Sunday, 26 November 2017

Suds flow in Ludlow

The poet laureate John Betjeman once described Ludlow as "probably the loveliest town in England". I'm not sure if he got to any of its pubs though, some of which are also right up there in the picturesqueness stakes.

I've been to Shropshire a few times before, but until yesterday hadn't been south of Shrewsbury, a similary timber-buildinged and narrow-streeted market town and the principal one in what must be amongst the emptiest counties in England.

The purpose of the trip was for my local CAMRA branch to present the silver award from Stockport Beer Festival to Ludlow Brewery for their Black Knight stout. En route there on the train, we passed both the trackside Salopian Brewery, probably the county's best-known brewer, and New Meadow, the rather identikit new home of Shrewsbury Town Football Club.

Ludlow Brewery operates out of a modernised ex-goods shed right next to the railway station, a handy location which meant that when we arrived at not long after noon the split-level structure was already filling up with several large parties. Certificate presented and a few pints of their beers and very toothsome pork pies and Scotch eggs dispensed with, we set out to explore some more of the town's other pubs .

I was quite surprised at how steep the hill we climbed up to the town centre was, although it was  worth the effort as we passed numeous mediaeval buildings, and in terms of size Ludlow is very walkable. The pubs there were also hearteningly full for a Saturday afternoon, partly because of the coach parties which had travelled to the town for a Christmas market at the castle.

Apart from the Ludlow brewery tap, the town has just one other Good Beer Guide entry, The Queens, which we visited as well as the courtyarded Feathers and Rose and Crown, the bottle shop-cum-bar Artisan Ales, the more modern but still atmospheric Church Inn, and finally the front parlour-style and single beer-dispensing Dog Hangs Well for a last pint before boarding the train for the return journey north, one enlivened at Shrewsbury by some raucous but chatty Bradford City fans celebrating their 1-0 win over the town's table-topping League One side.

















Tuesday, 21 November 2017

Labour in vain

BBC Two last night showed a documentary filmed throughout the campaign for June's General Election, Labour: The Summer That Changed Everything, which followed four anti-Corbyn Labour MP's who hoped that a Tory landslide and a heavy defeat for their own party might just finish off a Leader whom they themselves had spectacularly failed to oust with an, at times farcical, parliamentary coup the summer before, ultimately fronted by the comically inept and now almost forgotten figure of Owen Smith.

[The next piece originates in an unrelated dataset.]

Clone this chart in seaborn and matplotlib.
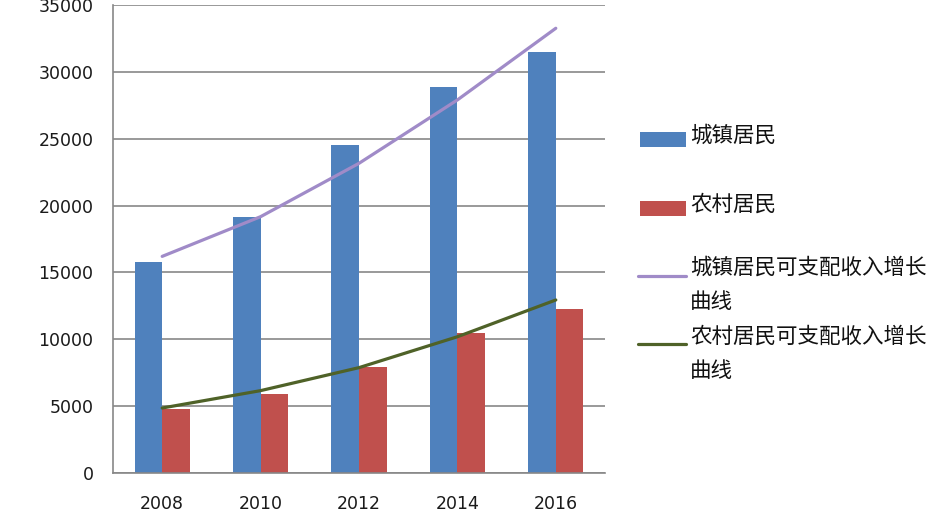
import matplotlib
matplotlib.use("Agg")
import matplotlib.pyplot as plt
import seaborn as sns
import pandas as pd
import numpy as np
from matplotlib.patches import Rectangle
from matplotlib.lines import Line2D

years = ['2008', '2010', '2012', '2014', '2016']
urban = [15781, 19109, 24565, 28844, 31500]
rural = [4761, 5919, 7917, 10489, 12300]
urban_trend = [16200, 19170, 23160, 27900, 33260]
rural_trend = [4860, 6160, 7880, 10190, 12940]
series_names = ['城镇居民', '农村居民']
trend_names = ['城镇居民可支配收入增长\n曲线', '农村居民可支配收入增长\n曲线']
yticks = [0, 5000, 10000, 15000, 20000, 25000, 30000, 35000]

bar_colors = ['#4F81BD', '#C0504D']
line_colors = ['#A08BC8', '#4F6228']

sns.set_style("white")
plt.rcParams['font.family'] = ['DejaVu Sans', 'Noto Sans CJK SC']

df = pd.DataFrame({
    'year': years * 2,
    'value': urban + rural,
    'series': [series_names[0]] * len(years) + [series_names[1]] * len(years),
})

W, H = 926, 515
fig = plt.figure(figsize=(W / 100, H / 100), dpi=100)
ax = fig.add_axes([113 / W, 1 - 473 / H, (605 - 113) / W, (473 - 5) / H])

sns.barplot(data=df, x='year', y='value', hue='series', order=years,
            hue_order=series_names, palette=bar_colors, width=0.56,
            gap=0, ax=ax, legend=False, saturation=1, linewidth=0)

xs = np.arange(len(years))
sns.lineplot(x=xs, y=urban_trend, color=line_colors[0], lw=2.3, ax=ax)
sns.lineplot(x=xs, y=rural_trend, color=line_colors[1], lw=2.3, ax=ax)

ax.set_xlim(-0.5, len(years) - 0.5)
ax.set_ylim(0, 35000)
ax.set_yticks(yticks)
ax.set_yticklabels([str(v) for v in yticks])
ax.set_xlabel('')
ax.set_ylabel('')

ax.yaxis.grid(True, color='#878787', lw=1.2)
ax.set_axisbelow(True)
for s in ['top', 'right']:
    ax.spines[s].set_visible(False)
for s in ['left', 'bottom']:
    ax.spines[s].set_color('#878787')
    ax.spines[s].set_linewidth(1.2)

ax.tick_params(axis='y', length=5, width=1.2, color='#878787', pad=9,
               labelsize=12.5, labelcolor='#1a1a1a')
ax.tick_params(axis='x', which='major', length=0, pad=16,
               labelsize=12.5, labelcolor='#1a1a1a')
ax.set_xticks(np.arange(-0.5, len(years), 1.0), minor=True)
ax.tick_params(axis='x', which='minor', length=6, width=1.2, color='#878787')

# legend drawn at figure level
cjk = ['Noto Sans CJK SC', 'DejaVu Sans']
fs = 15.5
def fy(p):
    return 1 - p / H

for name, col, yc, ty in zip(series_names, bar_colors, [139.5, 208], [136, 205]):
    fig.patches.append(Rectangle((640 / W, fy(yc + 7.5)), 46 / W, 15 / H,
                                 transform=fig.transFigure, color=col, lw=0))
    fig.text(690 / W, fy(ty), name, fontsize=fs, family=cjk,
             va='center', ha='left', color='#111111')

for name, col, yl, ty in zip(trend_names, line_colors, [275.5, 344], [268, 337]):
    fig.lines.append(Line2D([638 / W, 686 / W], [fy(yl), fy(yl)],
                            transform=fig.transFigure, color=col, lw=2.3))
    first, second = name.split('\n')
    fig.text(690 / W, fy(ty), first, fontsize=fs, family=cjk,
             va='center', ha='left', color='#111111')
    fig.text(690 / W, fy(ty + 34), second, fontsize=fs, family=cjk,
             va='center', ha='left', color='#111111')

fig.savefig('out.png', dpi=100)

The highlight of the programme for me was the moment when the exit poll was announced as voting ended at ten o'clock on polling day, showing that Labour had actually gained thirty seats, the Tories had lost their slim House of Commons majority and their hopes of Corbyn resigning had just evaporated, with Stephen Kinnock, next to his father, the failed ex-Labour Leader and now Baron of Bedwelty, Neil in a social club in South Wales and Lucy Powell amongst besuited young activists in the City Arms, long a meeting place for Manchester councillors, being just round the corner from the Town Hall, both attempting to suppress their obvious disappointment as their hopes for a swift return to what they still no doubt see as normal politics were finally dashed by the electorate.

The programme then skipped forward to the Labour Party conference in Brighton a few months later, with the four looking rather forlorn and friendless amidst the, admittedly a bit gushingly admiring, youthful Corbyn fan club. Having twice failed to persuade the membership to elect one of their own as Leader in successive years, you felt that deep down their thoughts were pretty much identical to those which Bertolt Brecht famously assigned to the Stalinist dictators of East Germany in 1953 after the Berlin building workers' strike sparked an uprising against their rule: "Would it not be easier.../To dissolve the people/And elect another?"

The most bizarre Labour Party-related TV moment of the night had already occurred earlier in the evening, when one-time Cabinet minister and Shadow Chancellor Ed Balls brought the ex-Communications Workers Union General Secretary Billy Hayes onto BBC One's Would I Lie To You?, not a programme I normally watch, but which I happened to catch five minutes of while flicking through the channels, and introduced him as his former partner in a Lionel Richie/Diana Ross karaoke tribute act.